Other resources of the basin are also worthy of superlatives. The northern half of Alberta is much wetter than the southern half (precipitation is greater and evaporation is much less), and so trees thrive, mostly trembling aspen, and white and black spruce. Most of the Peace-Athabasca Basin is part of one of the world's largest relatively undisturbed forest areas. South of Lake Athabasca, the Athabasca River flows through the Alberta Oil Sands, a reserve of petroleum estimated to exceed all the other remaining reserves in the world.

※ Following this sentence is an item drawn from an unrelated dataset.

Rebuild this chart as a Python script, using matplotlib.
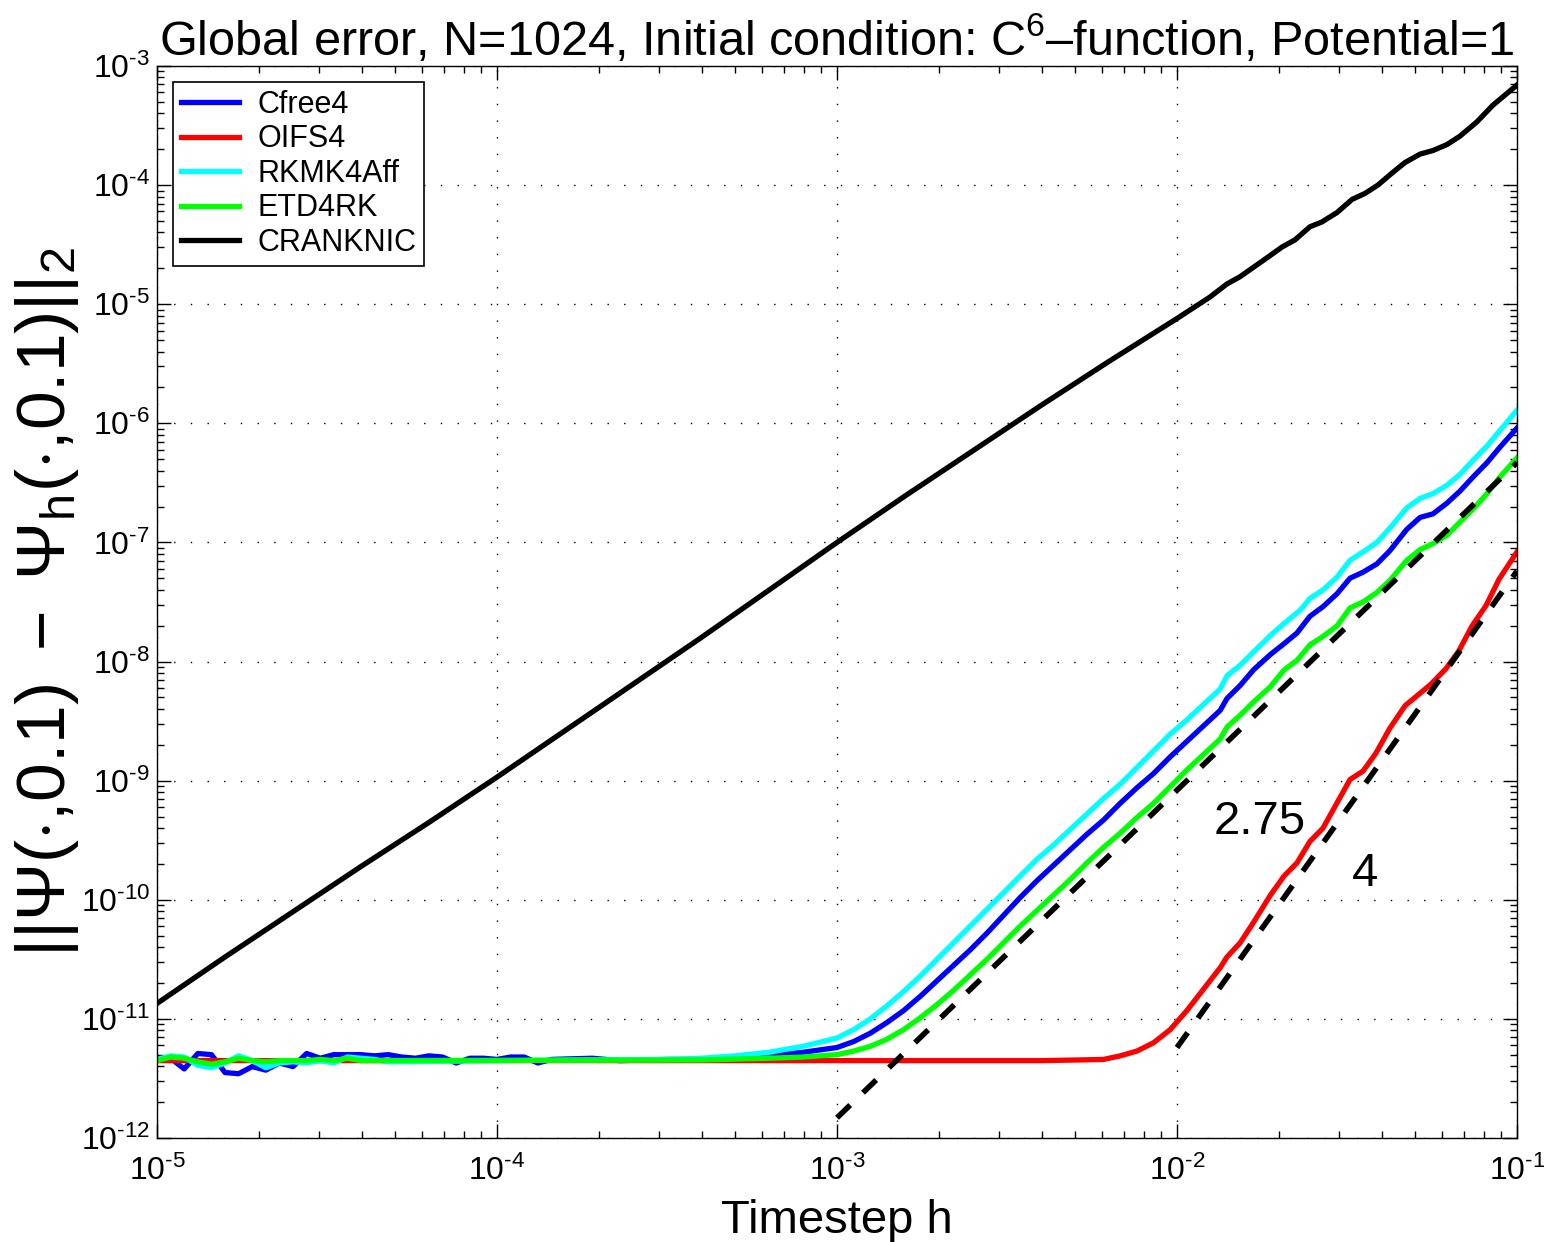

Agriculture is the major land use in the southern portion of the basin and in the area around the town of Peace River and city of Grande Prairie. The Peace River country is the most northerly wheat-growing area in the world; the winters are cold and the growing season is short, but during the summer the day-lengths are long, up to 18 hours. Crops grow fast and the quality is excellent; some of the best-quality wheat and canola in the world comes from this region, as does most of Canada's honey. The population of the basin is concentrated in the farming areas. Approximately 150,000 people live in the Peace-Athabasca Basin, almost half of them in the area bordered by the town of Peace River, Lac La Biche and the southern edge of the Athabasca Basin.

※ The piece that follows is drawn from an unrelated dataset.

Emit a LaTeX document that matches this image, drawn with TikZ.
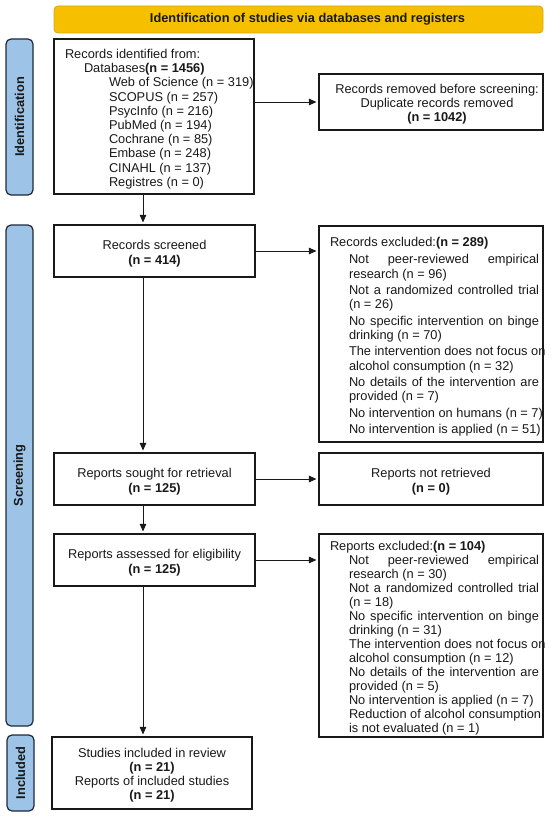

This region not only gives rise to the largest rivers of Alberta; it is also dotted with hundreds of lakes, ponds, wetlands and muskegs. The lakes in these northern basins are numerous and varied in character. Of those discussed in the Atlas, they range in size from Lake Athabasca (7,770 km2, 124 m maximum depth) to tiny Moonshine Lake (0.3 km2, 3.5 m maximum depth). Most of them are nutrient rich and support a lush growth of rooted plants and algae; of the 23 lakes in the Atlas in this basin for which there are data, 17 are eutrophic or hyper-eutrophic.
Over half of the fish taken in Alberta's commercial fishery are taken from the Peace-Athabasca Basin. Lake whitefish constitute most of the catch, but substantial numbers of pike and walleye are also taken. The largest fisheries are on Lake Athabasca, Lesser Slave and Utikuma lakes.
The Peace and Athabasca basins are endowed with an abundance of beautiful lakes but only a few are presented in the Atlas. For many lakes the only access is by float plane, thus very little is known about them. Some of these lakes are home to isolated fishing camps, but most are still unchanged wilderness, and a visit to them is a memorable experience.